I've had enough of this Obama black enough talk

Lois Hatton writes in the USA Today:
Some have suggested that his Harvard education, his white mother and his privileged background separate him from the experiences of mainstream African-Americans. The son of a Kenyan, Obama has a different heritage than most African-Americans whose ancestors came to the USA chained in the holds of slave ships. Obama's father came to America by choice and without the leg irons and chains of slavery.

This unique heritage, however, does not nullify Obama's blackness or isolate him from understanding the needs of other African-Americans. Black leaders have always been the most articulate, the most educated and the most elite members of their race.

Right on! Hopefully, this media theme is dead. It assumes black voters vote mainly on the basis of race. No, black people, like everyone type of people, are looking for a candidate that will be the best president. That being said, Obama won 90% of the black vote in the Illinois Senate Primary. He has demonstrated that he can prove to the black voters in Illinois that he is a qualified candidate. And I don't see anyone reason why that won't translate nationally. The polls of black voters favor him over Clinton a little bit now. In the future, they'll probably favor him a lot.

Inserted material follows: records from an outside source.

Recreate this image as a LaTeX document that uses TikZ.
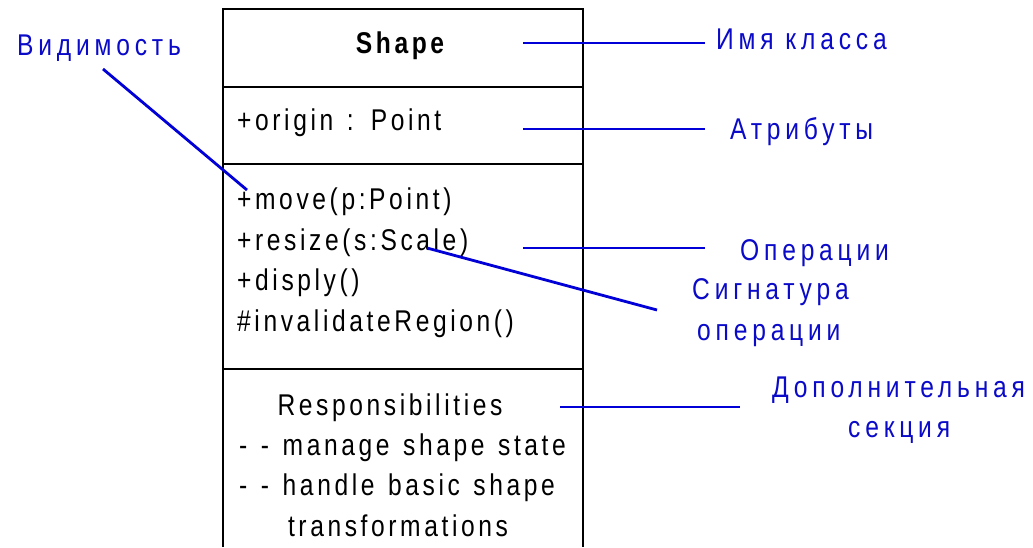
\documentclass[tikz,border=0pt]{standalone}
\usepackage{fontspec}
\setmainfont{Liberation Sans}[FakeStretch=0.82, LetterSpace=12, WordSpace=1.3]
\newfontfamily\lblfont{Liberation Sans}[FakeStretch=0.82, LetterSpace=16]
\definecolor{lblblue}{RGB}{10,10,200}
\definecolor{lineblue}{RGB}{0,0,215}
\begin{document}
\begin{tikzpicture}[x=1pt,y=-1pt,
  cls/.style={inner sep=0pt, font=\fontsize{30}{34}\selectfont, text=black},
  lbl/.style={inner sep=0pt, font=\lblfont\fontsize{30}{34}\selectfont, text=lblblue},
  pointer/.style={draw=lineblue, line width=2.8pt},
  boxline/.style={draw=black, line width=1.4pt}]
\useasboundingbox[fill=white] (0,0) rectangle (1033,547);
% class box
\draw[boxline] (223,9) rectangle (583,369);
\draw[boxline] (223,87) -- (583,87);
\draw[boxline] (223,164) -- (583,164);
\draw[draw=black, line width=2.8pt] (223,547) -- (223,369) -- (583,369) -- (583,547);
% class texts
\node[cls, anchor=base, font=\bfseries\fontsize{30}{34}\selectfont] (name) at (400,53) {Shape};
\node[cls, anchor=base west] (attr) at (237,130) {+origin : Point};
\node[cls, anchor=base west] (op1) at (237,209) {+move(p:Point)};
\node[cls, anchor=base west] (op2) at (237,250) {+resize(s:Scale)};
\node[cls, anchor=base west] (op3) at (237,290) {+disply()};
\node[cls, anchor=base west] (op4) at (237,331) {\#invalidateRegion()};
\node[cls, anchor=base] (resp) at (390,415) {Responsibilities};
\node[cls, anchor=base west] (r1) at (239,455) {- - manage shape state};
\node[cls, anchor=base west] (r2) at (239,495) {- - handle basic shape};
\node[cls, anchor=base] (r3) at (398,536) {transformations};
% labels
\node[lbl, anchor=base west] (lvis) at (17,55) {Видимость};
\node[lbl, anchor=base west] (lname) at (716,49) {Имя класса};
\node[lbl, anchor=base west] (lattr) at (730,139) {Атрибуты};
\node[lbl, anchor=base west] (lops) at (740,260) {Операции};
\node[lbl, anchor=base west] (lsig1) at (692,299) {Сигнатура};
\node[lbl, anchor=base west] (lsig2) at (697,340) {операции};
\node[lbl, anchor=base west] (lext1) at (772,397) {Дополнительная};
\node[lbl, anchor=base west] (lext2) at (848,437) {секция};
% connector end points
\coordinate (visA) at (103,69);
\coordinate (visB) at (247,190);
\coordinate (nameA) at (523,43);
\coordinate (nameB) at (705,43);
\coordinate (attrA) at (523,129);
\coordinate (attrB) at (705,129);
\coordinate (opsA) at (523,248);
\coordinate (opsB) at (705,248);
\coordinate (sigA) at (427,248);
\coordinate (sigB) at (657,310);
\coordinate (respA) at (560,407);
\coordinate (respB) at (740,407);
\draw[pointer] (visA) -- (visB);
\draw[pointer] (nameA) -- (nameB);
\draw[pointer] (attrA) -- (attrB);
\draw[pointer] (opsA) -- (opsB);
\draw[pointer] (sigA) -- (sigB);
\draw[pointer] (respA) -- (respB);
\end{tikzpicture}
\end{document}
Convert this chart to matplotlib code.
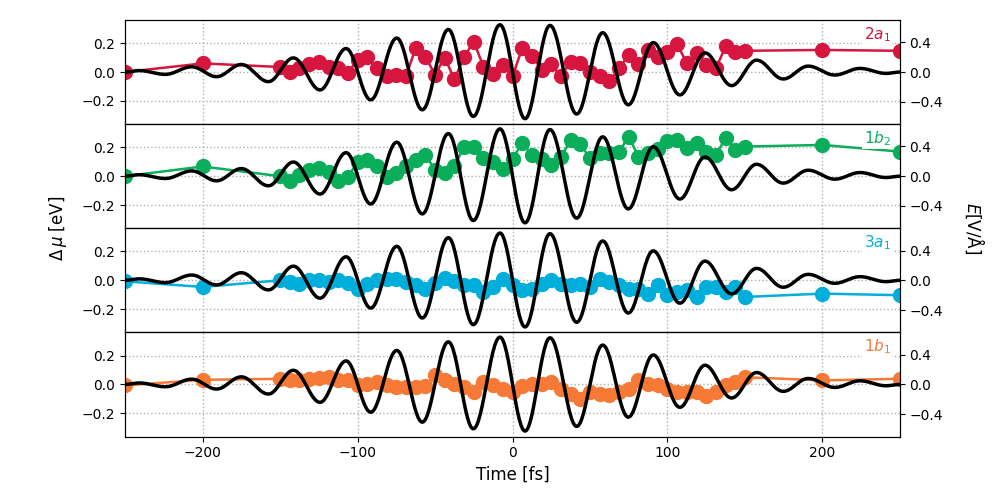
import numpy as np
import matplotlib
matplotlib.use("Agg")
import matplotlib.pyplot as plt

# sampling times of the orbital energy shifts [fs]
time_fs = [-250, -200, -150, -143.75, -137.5, -131.25, -125, -118.75, -112.5,
           -106.25, -100, -93.75, -87.5, -81.25, -75, -68.75, -62.5, -56.25,
           -50, -43.75, -37.5, -31.25, -25, -18.75, -12.5, -6.25, 0, 6.25,
           12.5, 18.75, 25, 31.25, 37.5, 43.75, 50, 56.25, 62.5, 68.75, 75,
           81.25, 87.5, 93.75, 100, 106.25, 112.5, 118.75, 125, 131.25, 137.5,
           143.75, 150, 200, 250]

# delta mu [eV]
mu_2a1 = [0.0, 0.06, 0.035, 0.0, 0.025, 0.053, 0.07, 0.035, 0.03, -0.005,
          0.085, 0.107, 0.025, -0.03, -0.018, -0.028, 0.165, 0.107, -0.018,
          0.10, -0.05, 0.105, 0.21, 0.037, -0.013, 0.052, -0.03, 0.165, 0.114,
          0.014, 0.053, -0.03, 0.072, 0.06, 0.0, -0.03, -0.063, 0.025, 0.12,
          0.053, 0.153, 0.107, 0.137, 0.193, 0.06, 0.13, 0.05, 0.025, 0.177,
          0.142, 0.147, 0.153, 0.147]
mu_1b2 = [0.0, 0.067, 0.0, -0.03, 0.008, 0.043, 0.06, 0.03, -0.03, -0.008,
          0.10, 0.11, 0.067, -0.008, 0.02, 0.067, 0.11, 0.147, 0.043, 0.02,
          0.067, 0.205, 0.205, 0.123, 0.10, 0.047, 0.12, 0.23, 0.147, 0.12,
          0.077, 0.135, 0.247, 0.223, 0.123, 0.158, 0.163, 0.17, 0.274, 0.135,
          0.158, 0.186, 0.24, 0.25, 0.193, 0.228, 0.17, 0.147, 0.263, 0.181,
          0.205, 0.216, 0.17]
mu_3a1 = [-0.007, -0.046, 0.0, -0.01, -0.023, 0.0, 0.0, -0.01, 0.0, -0.016,
          -0.057, -0.023, 0.0, 0.011, 0.011, -0.01, -0.034, -0.057, -0.016,
          0.016, -0.007, -0.034, -0.03, -0.08, -0.046, 0.011, -0.034, -0.069,
          -0.057, -0.023, 0.0, -0.023, -0.034, -0.023, -0.046, 0.011, -0.011,
          -0.034, -0.057, -0.062, -0.092, -0.034, -0.103, -0.08, -0.069,
          -0.115, -0.046, -0.046, -0.08, -0.046, -0.115, -0.092, -0.103]
mu_1b1 = [-0.007, 0.032, 0.039, 0.028, 0.032, 0.039, 0.046, 0.05, 0.032,
          0.028, -0.007, 0.005, 0.016, -0.007, -0.018, -0.018, -0.018, -0.014,
          0.062, 0.028, 0.005, -0.018, -0.053, 0.016, -0.007, -0.03, -0.053,
          -0.014, 0.005, 0.005, 0.016, -0.03, -0.064, -0.099, -0.053, -0.064,
          -0.076, -0.053, -0.03, 0.028, 0.005, -0.007, -0.03, -0.053, -0.053,
          -0.053, -0.083, -0.053, -0.007, 0.016, 0.05, 0.028, 0.039]

orbitals = ["$2a_1$", "$1b_2$", "$3a_1$", "$1b_1$"]
colors = ["#d6163e", "#0aae5a", "#00aedb", "#f67936"]
series = [mu_2a1, mu_1b2, mu_3a1, mu_1b1]

# laser field: extrema (time [fs], E [V/A])
field_t = [-250, -241, -224, -207, -191, -175, -157.5, -141.4, -124.2, -107.4,
           -91.5, -74.7, -58.2, -41.4, -25.3, -8.1, 8.1, 24.2, 41.4, 58.2,
           74.7, 90.8, 108, 124.2, 141.4, 157.5, 174.7, 190.8, 208, 224.2,
           241, 250]
field_e = [0.0, 0.02, -0.031, 0.071, -0.062, 0.102, -0.129, 0.19, -0.24,
           0.316, -0.373, 0.457, -0.507, 0.573, -0.596, 0.636, -0.627, 0.627,
           -0.564, 0.529, -0.44, 0.396, -0.307, 0.258, -0.182, 0.16, -0.093,
           0.08, -0.04, 0.049, -0.018, 0.0]

# smooth half-wave segments between the read extrema
ft, fe = [], []
for i in range(len(field_t) - 1):
    s = np.linspace(0, 1, 30, endpoint=False)
    ft.extend(field_t[i] + (field_t[i + 1] - field_t[i]) * s)
    fe.extend(field_e[i] + (field_e[i + 1] - field_e[i]) * (1 - np.cos(np.pi * s)) / 2)
ft.append(field_t[-1])
fe.append(field_e[-1])

fig, axes = plt.subplots(4, 1, sharex=True, figsize=(10.01, 5), dpi=100)
fig.subplots_adjust(left=0.125, right=0.899, top=0.96, bottom=0.127, hspace=0)

for ax, mu, col, lab in zip(axes, series, colors, orbitals):
    ax.plot(time_fs, mu, "-o", color=col, lw=1.8, ms=10)
    ax.set_ylim(-0.36, 0.36)
    ax.set_yticks([-0.2, 0.0, 0.2])
    ax.set_xlim(-250, 250)
    ax.grid(True, ls=":", color="#b0b0b0", lw=1)
    ax.text(0.988, 0.86, lab, transform=ax.transAxes, ha="right", va="center",
            color=col, fontsize=11,
            bbox=dict(facecolor="white", edgecolor="none", pad=1), zorder=5)
    ax2 = ax.twinx()
    ax2.plot(ft, fe, color="black", lw=2.5)
    ax2.set_ylim(-0.7, 0.7)
    ax2.set_yticks([-0.4, 0.0, 0.4])

axes[-1].set_xticks([-200, -100, 0, 100, 200])
axes[-1].set_xlabel("Time [fs]", fontsize=12)
fig.text(0.058, 0.544, r"$\Delta\,\mu$ [eV]", rotation=90, ha="center",
         va="center", fontsize=12)
fig.text(0.974, 0.544, r"$E$[V/Å]", rotation=270, ha="center", va="center",
         fontsize=12)

fig.savefig("out.png", dpi=100)
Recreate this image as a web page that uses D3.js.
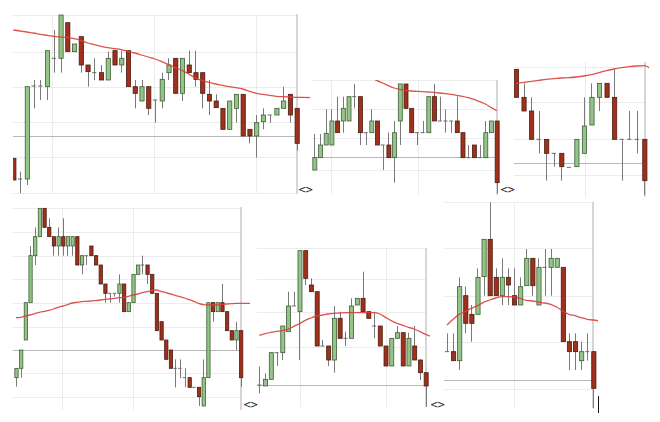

Illinois Political Insider Rich Miller wrote:
Ten months before the March 2004 U.S. Senate primary (about where we are now before the Iowa caucuses), Obama's own polls showed him winning just 34 percent of the black vote. About a month before the primary, African-American voters began ''breaking'' in large numbers to his candidacy. As they began focusing on the campaign, black voters saw he was viable, liked his message and a significant percentage finally realized he was African American. He ended up winning just about all their votes.

This same pattern has been repeated time and time again during the past 25 years here. Harold Washington didn't start off his campaign with the majority of black support against a white female with a huge war chest and the powers of patronage and incumbency, but he certainly ended that way. Like Byrne, Hillary Clinton is almost universally known and has a strong record of backing issues important to many Democratic African-American voters. Obama is far less known. It's perfectly natural that, right now, many black voters are siding with Clinton. But, if Obama's candidacy remains viable through early next year, I'd bet that the vast majority of African-American voters will end up with him.
The real question: is the media smart enough to realize Obama is black enough? For a while I doubted they could do it, but they may just be smart enough.